これは、ほんの一例でしかありませんが、こうした行動に関する解説を課長から聞くのは、初めての経験でしたので、20歳代の若かった私には、面白く感じることが多かったのは事実です。時には、生々しい解説もありましたので、20歳代の私には、過度な刺激となり、その後の役所人生を、少々急がせた要因になったかもしれませんが。

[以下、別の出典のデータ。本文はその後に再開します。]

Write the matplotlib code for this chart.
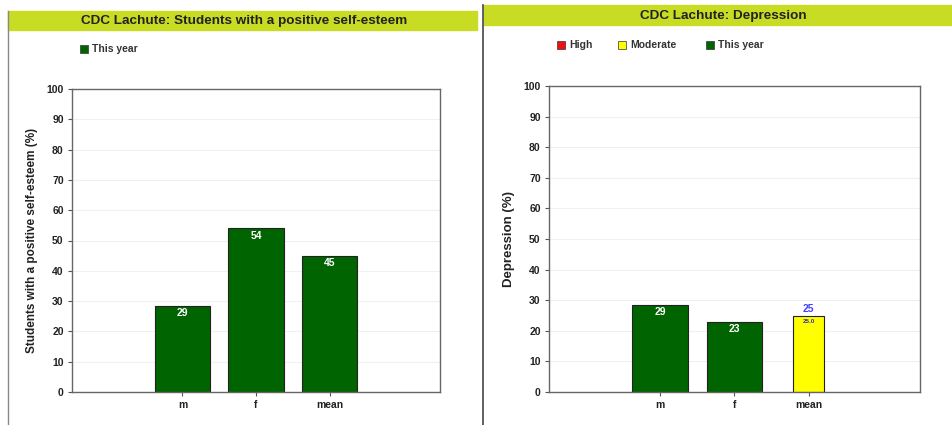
import matplotlib
matplotlib.use("Agg")
import matplotlib.pyplot as plt
from matplotlib.patches import Rectangle
from matplotlib.lines import Line2D

plt.rcParams['font.family'] = ['Liberation Sans', 'DejaVu Sans']
plt.rcParams['font.weight'] = 'bold'

# data
categories = ['m', 'f', 'mean']
esteem_vals = [28.5, 54, 45]
esteem_labels = ['29', '54', '45']
depr_vals = [28.5, 23, 25]
depr_labels = ['29', '23', '25']
depr_mean_label = '25.0'

W, H = 952, 425
fig = plt.figure(figsize=(W / 100, H / 100), dpi=100)

GREEN = '#006400'
BAR_TITLE = '#c9dc24'


def px(x, y, w, h):
    # pixel box (top-left origin) -> figure coords
    return [x / W, 1 - (y + h) / H, w / W, h / H]


def style_axes(ax, ylabel, lsize):
    ax.set_ylim(0, 100)
    ax.set_xlim(-1.5, 3.5)
    ax.set_yticks(range(0, 101, 10))
    ax.set_xticks(range(len(categories)))
    ax.set_xticklabels(categories)
    ax.tick_params(axis='both', labelsize=7.5, color='#555555', length=3, pad=3,
                   labelcolor='#222222')
    for lab in ax.get_xticklabels() + ax.get_yticklabels():
        lab.set_fontweight('bold')
    for s in ax.spines.values():
        s.set_color('#666666')
        s.set_linewidth(1)
    ax.grid(axis='y', color='#f0f0f0', linewidth=0.8)
    ax.set_axisbelow(True)
    ax.set_ylabel(ylabel, fontsize=lsize, fontweight='bold', labelpad=6, color='#222222')


# figure decorations: title bars and panel borders
fig.patches.append(Rectangle((8 / W, 1 - 30 / H), 469 / W, 19 / H,
                             transform=fig.transFigure, color=BAR_TITLE, zorder=0))
fig.patches.append(Rectangle((484 / W, 1 - 25 / H), 468 / W, 20 / H,
                             transform=fig.transFigure, color=BAR_TITLE, zorder=0))
fig.lines.append(Line2D([8 / W, 8 / W], [0, 1 - 11 / H], transform=fig.transFigure,
                        color='#888888', linewidth=1))
fig.lines.append(Line2D([483 / W, 483 / W], [0, 1 - 5 / H], transform=fig.transFigure,
                        color='#444444', linewidth=1.2))
fig.text(244 / W, 1 - 21 / H, 'CDC Lachute: Students with a positive self-esteem',
         ha='center', va='center', fontsize=9.7, fontweight='bold', color='#222222')
fig.text(723 / W, 1 - 16 / H, 'CDC Lachute: Depression',
         ha='center', va='center', fontsize=9.7, fontweight='bold', color='#222222')

# legends (drawn as small squares + text)
def legend_item(x, y, color, text):
    fig.patches.append(Rectangle((x / W, 1 - (y + 4) / H), 8 / W, 8 / H,
                                 transform=fig.transFigure, facecolor=color,
                                 edgecolor='#333333', linewidth=0.5))
    fig.text((x + 12) / W, 1 - y / H, text, ha='left', va='center',
             fontsize=7.5, fontweight='bold', color='#333333')

legend_item(80, 49, GREEN, 'This year')
legend_item(557, 45, '#ee1111', 'High')
legend_item(618, 45, '#ffff00', 'Moderate')
legend_item(706, 45, GREEN, 'This year')

# left chart
ax1 = fig.add_axes(px(72, 89, 368, 303))
style_axes(ax1, 'Students with a positive self-esteem (%)', 8.5)
bars = ax1.bar(range(len(categories)), esteem_vals, width=0.75, color=GREEN,
               edgecolor='#222222', linewidth=0.8)
for b, lab in zip(bars, esteem_labels):
    ax1.text(b.get_x() + b.get_width() / 2, b.get_height() - 2.5, lab,
             ha='center', va='center', color='white', fontsize=7.5, fontweight='bold')

# right chart
ax2 = fig.add_axes(px(549, 86, 371, 306))
style_axes(ax2, 'Depression (%)', 9.5)
colors = [GREEN, GREEN, '#ffff00']
widths = [0.75, 0.75, 0.42]
bars = ax2.bar(range(len(categories)), depr_vals, width=widths, color=colors,
               edgecolor='#222222', linewidth=0.8)
for i, (b, lab) in enumerate(zip(bars, depr_labels)):
    cx = b.get_x() + b.get_width() / 2
    if i < 2:
        ax2.text(cx, b.get_height() - 2.5, lab, ha='center', va='center',
                 color='white', fontsize=7.5, fontweight='bold')
    else:
        ax2.text(cx, b.get_height() + 2, lab, ha='center', va='center',
                 color='#4444ff', fontsize=7.5, fontweight='bold')
        ax2.text(cx, b.get_height() - 1.8, depr_mean_label, ha='center', va='center',
                 color='#3333aa', fontsize=4.5, fontweight='bold')

fig.savefig('out.png', dpi=100, facecolor='white')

ただ、こうした解説をしてくれた課長は、特に熱弁を振るうでもなく、着実に、もめ事を解決し、決め事を固めていく、地味ながらも安定感のあるタイプでしたので、私自身、自然と、そうしたタイプを目指すようになった気がします。少なくとも、口ばかりで実のない人、人によって言うことを変える二枚舌の人を嫌うのは、この時の経験によるところが大きいのでしょう。

 

ちなみに、この慰藉施設は、外観デザイン・展示方針等も、当初の予算要求の際の骨子とは異なっていますが、紆余曲折を経て、平成11年3月に「昭和館」という名称で開館しました。

未だ、一度も行ったことがありませんが、個人的に想い入れのある施設であることは間違いありません。